Nothing after the line with "const stripTop = 1 + 53 / plotH;" belongs in the copy; extract the lines below from the top through that line, pictures left out.

▶ Material provided
═══
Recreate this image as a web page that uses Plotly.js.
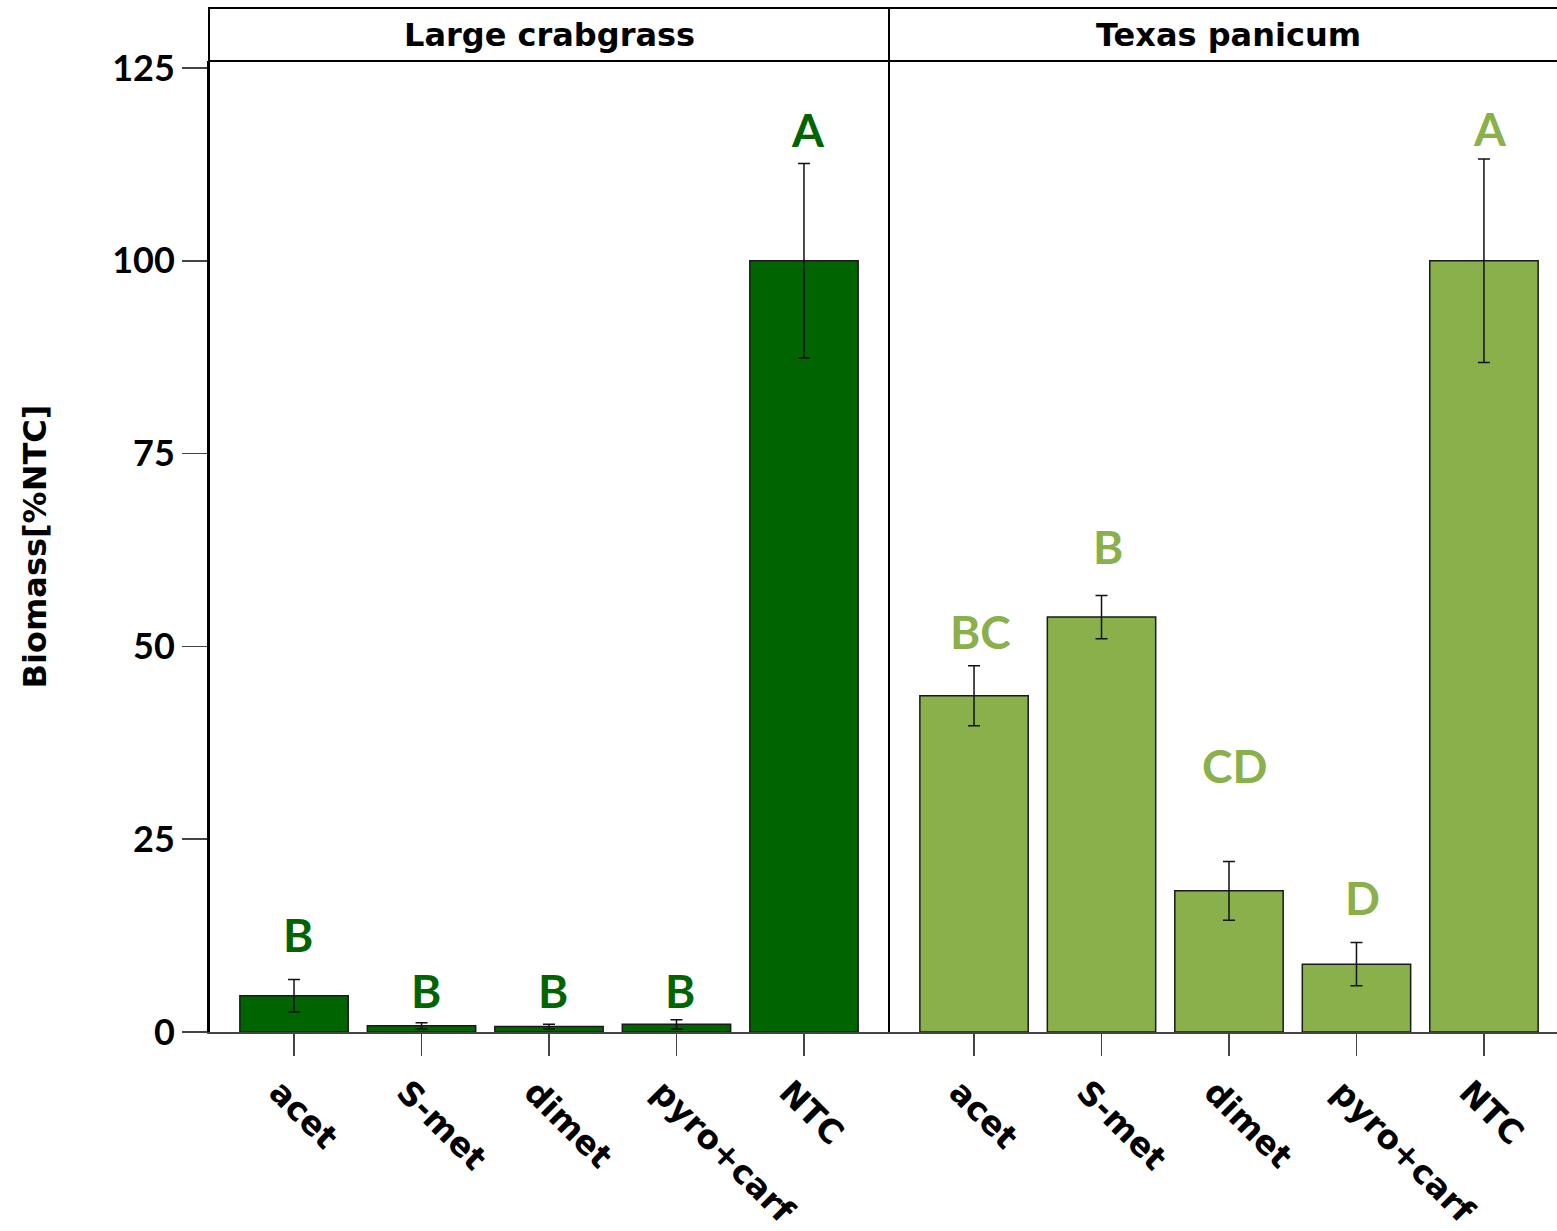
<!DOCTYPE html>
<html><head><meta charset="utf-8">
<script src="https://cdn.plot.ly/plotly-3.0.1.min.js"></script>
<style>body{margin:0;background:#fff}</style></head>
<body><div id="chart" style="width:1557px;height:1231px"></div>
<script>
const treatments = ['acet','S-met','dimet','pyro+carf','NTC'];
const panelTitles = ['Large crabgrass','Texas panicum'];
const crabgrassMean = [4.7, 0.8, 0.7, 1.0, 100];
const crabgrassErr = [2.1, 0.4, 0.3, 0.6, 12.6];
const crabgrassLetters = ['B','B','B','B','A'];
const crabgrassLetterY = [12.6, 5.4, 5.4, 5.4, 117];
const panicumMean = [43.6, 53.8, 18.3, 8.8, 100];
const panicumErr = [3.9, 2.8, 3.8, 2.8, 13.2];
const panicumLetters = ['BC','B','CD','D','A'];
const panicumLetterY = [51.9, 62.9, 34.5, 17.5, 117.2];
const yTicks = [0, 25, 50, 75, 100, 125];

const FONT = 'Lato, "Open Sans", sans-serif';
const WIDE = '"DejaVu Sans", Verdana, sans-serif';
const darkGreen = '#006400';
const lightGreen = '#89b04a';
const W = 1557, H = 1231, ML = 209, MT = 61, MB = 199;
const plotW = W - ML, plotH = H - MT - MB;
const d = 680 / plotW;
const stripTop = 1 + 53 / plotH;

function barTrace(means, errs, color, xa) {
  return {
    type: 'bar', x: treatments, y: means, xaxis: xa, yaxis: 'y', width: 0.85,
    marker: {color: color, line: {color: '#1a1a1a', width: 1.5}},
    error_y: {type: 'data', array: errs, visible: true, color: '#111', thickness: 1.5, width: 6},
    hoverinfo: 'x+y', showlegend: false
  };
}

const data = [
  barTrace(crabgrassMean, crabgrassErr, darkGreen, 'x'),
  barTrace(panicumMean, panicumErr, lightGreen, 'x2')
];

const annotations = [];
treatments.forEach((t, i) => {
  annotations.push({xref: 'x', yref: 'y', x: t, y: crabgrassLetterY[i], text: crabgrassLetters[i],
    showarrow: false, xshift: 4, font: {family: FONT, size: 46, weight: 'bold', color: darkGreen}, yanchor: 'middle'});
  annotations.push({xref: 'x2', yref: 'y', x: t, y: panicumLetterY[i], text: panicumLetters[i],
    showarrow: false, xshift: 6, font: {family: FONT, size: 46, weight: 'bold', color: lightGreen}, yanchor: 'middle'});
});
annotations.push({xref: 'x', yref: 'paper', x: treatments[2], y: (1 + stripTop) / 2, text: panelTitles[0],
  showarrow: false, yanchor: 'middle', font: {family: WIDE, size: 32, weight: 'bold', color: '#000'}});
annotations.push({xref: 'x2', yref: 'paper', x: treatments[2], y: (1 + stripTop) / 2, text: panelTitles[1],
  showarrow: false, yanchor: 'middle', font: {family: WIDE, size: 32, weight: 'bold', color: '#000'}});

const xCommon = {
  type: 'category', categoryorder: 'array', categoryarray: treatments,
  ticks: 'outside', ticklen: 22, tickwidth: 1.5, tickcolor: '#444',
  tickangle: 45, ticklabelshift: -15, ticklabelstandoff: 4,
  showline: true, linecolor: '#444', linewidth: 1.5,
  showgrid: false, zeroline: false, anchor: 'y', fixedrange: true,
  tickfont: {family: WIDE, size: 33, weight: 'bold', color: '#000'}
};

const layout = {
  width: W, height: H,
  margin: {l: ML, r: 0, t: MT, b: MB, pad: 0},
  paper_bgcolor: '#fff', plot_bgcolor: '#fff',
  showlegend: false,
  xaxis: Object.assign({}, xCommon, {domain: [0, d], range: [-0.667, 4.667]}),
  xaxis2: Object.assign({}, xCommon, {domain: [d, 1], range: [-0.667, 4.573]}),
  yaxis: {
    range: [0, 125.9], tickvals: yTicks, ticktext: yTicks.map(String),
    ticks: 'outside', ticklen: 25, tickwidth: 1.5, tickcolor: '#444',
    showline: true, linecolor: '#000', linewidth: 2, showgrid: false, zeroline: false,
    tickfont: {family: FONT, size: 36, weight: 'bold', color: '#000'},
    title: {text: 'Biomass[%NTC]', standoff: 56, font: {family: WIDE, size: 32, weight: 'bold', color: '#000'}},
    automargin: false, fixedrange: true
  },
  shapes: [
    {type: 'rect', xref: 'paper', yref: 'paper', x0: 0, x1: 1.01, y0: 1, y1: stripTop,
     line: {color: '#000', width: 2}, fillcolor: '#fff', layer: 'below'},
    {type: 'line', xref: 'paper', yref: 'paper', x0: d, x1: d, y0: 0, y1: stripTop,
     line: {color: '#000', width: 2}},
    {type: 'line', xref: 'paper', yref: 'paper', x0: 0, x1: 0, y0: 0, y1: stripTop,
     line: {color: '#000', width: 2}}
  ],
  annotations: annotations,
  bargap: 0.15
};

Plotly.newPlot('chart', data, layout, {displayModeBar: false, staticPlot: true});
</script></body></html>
═══
▶ Exercise result
Recreate this image as a web page that uses Plotly.js.
<!DOCTYPE html>
<html><head><meta charset="utf-8">
<script src="https://cdn.plot.ly/plotly-3.0.1.min.js"></script>
<style>body{margin:0;background:#fff}</style></head>
<body><div id="chart" style="width:1557px;height:1231px"></div>
<script>
const treatments = ['acet','S-met','dimet','pyro+carf','NTC'];
const panelTitles = ['Large crabgrass','Texas panicum'];
const crabgrassMean = [4.7, 0.8, 0.7, 1.0, 100];
const crabgrassErr = [2.1, 0.4, 0.3, 0.6, 12.6];
const crabgrassLetters = ['B','B','B','B','A'];
const crabgrassLetterY = [12.6, 5.4, 5.4, 5.4, 117];
const panicumMean = [43.6, 53.8, 18.3, 8.8, 100];
const panicumErr = [3.9, 2.8, 3.8, 2.8, 13.2];
const panicumLetters = ['BC','B','CD','D','A'];
const panicumLetterY = [51.9, 62.9, 34.5, 17.5, 117.2];
const yTicks = [0, 25, 50, 75, 100, 125];

const FONT = 'Lato, "Open Sans", sans-serif';
const WIDE = '"DejaVu Sans", Verdana, sans-serif';
const darkGreen = '#006400';
const lightGreen = '#89b04a';
const W = 1557, H = 1231, ML = 209, MT = 61, MB = 199;
const plotW = W - ML, plotH = H - MT - MB;
const d = 680 / plotW;
const stripTop = 1 + 53 / plotH;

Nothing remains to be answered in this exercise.